It’s no longer a question of whether the US will export domestically produced gas, but rather of who will be first to do it. The current front-runner is Cheniere’s Sabine Pass LNG import terminal in Louisiana, which is expecting final approval from the Federal Energy Regulatory Commission by the beginning of next year to begin construction of its $6 billion liquefaction project.
BG has booked all of Lake Charles capacity out to 2030 and this month received DOE approval to export US gas to countries aligned with World Trade Organization rules. No investment decision on any export plan for Lake Charles has been made, but the terminal should be well-placed when the time comes, given BGs production portfolio and already established downstream market, notes Kelly Bennett of US gas analyst Bentek Energy. BG won’t have to go out and buy supply if [it doesn't] want to necessarily, Bennett says, whereas companies such as Cheniere will need to firm up agreements with suppliers.

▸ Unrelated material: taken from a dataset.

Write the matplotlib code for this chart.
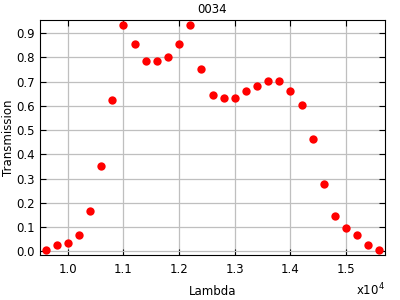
import numpy as np
import matplotlib
matplotlib.use("Agg")
import matplotlib.pyplot as plt

# wavelength and measured transmission
lam = [9600, 9800, 10000, 10200, 10400, 10600, 10800, 11000, 11200, 11400, 11600,
       11800, 12000, 12200, 12400, 12600, 12800, 13000, 13200, 13400, 13600,
       13800, 14000, 14200, 14400, 14600, 14800, 15000, 15200, 15400, 15600]
trans = [0.005, 0.025, 0.033, 0.066, 0.165, 0.354, 0.625, 0.934, 0.856, 0.786, 0.786,
         0.802, 0.856, 0.934, 0.753, 0.646, 0.634, 0.634, 0.663, 0.683, 0.704,
         0.704, 0.663, 0.605, 0.465, 0.276, 0.144, 0.095, 0.066, 0.025, 0.005]
xticks = [1.0, 1.1, 1.2, 1.3, 1.4, 1.5]
yticks = [0.0, 0.1, 0.2, 0.3, 0.4, 0.5, 0.6, 0.7, 0.8, 0.9]

x = np.array(lam) / 1e4

fig = plt.figure(figsize=(4, 3), dpi=100)
ax = fig.add_axes([0.1, 0.15, 0.8625, 0.7833])
ax.plot(x, trans, "o", color="#ff0000", markersize=6, markeredgewidth=0)

ax.set_xlim(x.min() - 0.01, x.max() + 0.01)
ax.set_ylim(min(trans) - 0.02, max(trans) + 0.02)
ax.set_xticks(xticks)
ax.set_yticks(yticks)
ax.set_xticklabels([f"{v:.1f}" for v in xticks])
ax.set_yticklabels([f"{v:.1f}" for v in yticks])
ax.tick_params(direction="in", top=True, right=True, labelsize=8.5, length=4, color="black")
ax.tick_params(axis="x", pad=6)
ax.tick_params(axis="y", pad=4)
ax.grid(True, color="#bfbfbf", linewidth=0.9)
ax.set_axisbelow(True)

ax.set_title("0034", fontsize=8.5, pad=5)
ax.set_xlabel("Lambda", fontsize=8.5, labelpad=6)
ax.set_ylabel("Transmission", fontsize=8.5)
ax.yaxis.set_label_coords(-0.072, 0.5)
ax.text(1.0, -0.115, r"x10$^4$", transform=ax.transAxes, ha="right", va="top", fontsize=8.5)

fig.savefig("out.png", dpi=100)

Developers of import terminals on the Pacific coast in Oregon who are also now eyeing exports look the least likely to make progress with their plans. In theory, they have in their favor proximity to high-priced Asian markets and access to shale gas supply from Canada and the Northwest Rockies. But against this stands the states development unfriendly reputation, Bentek’s Bennett says, noting that Oregon is a tough sell even for an LNG import terminal, with local governments and activist groups succeeding in scuttling a series of import terminal proposals.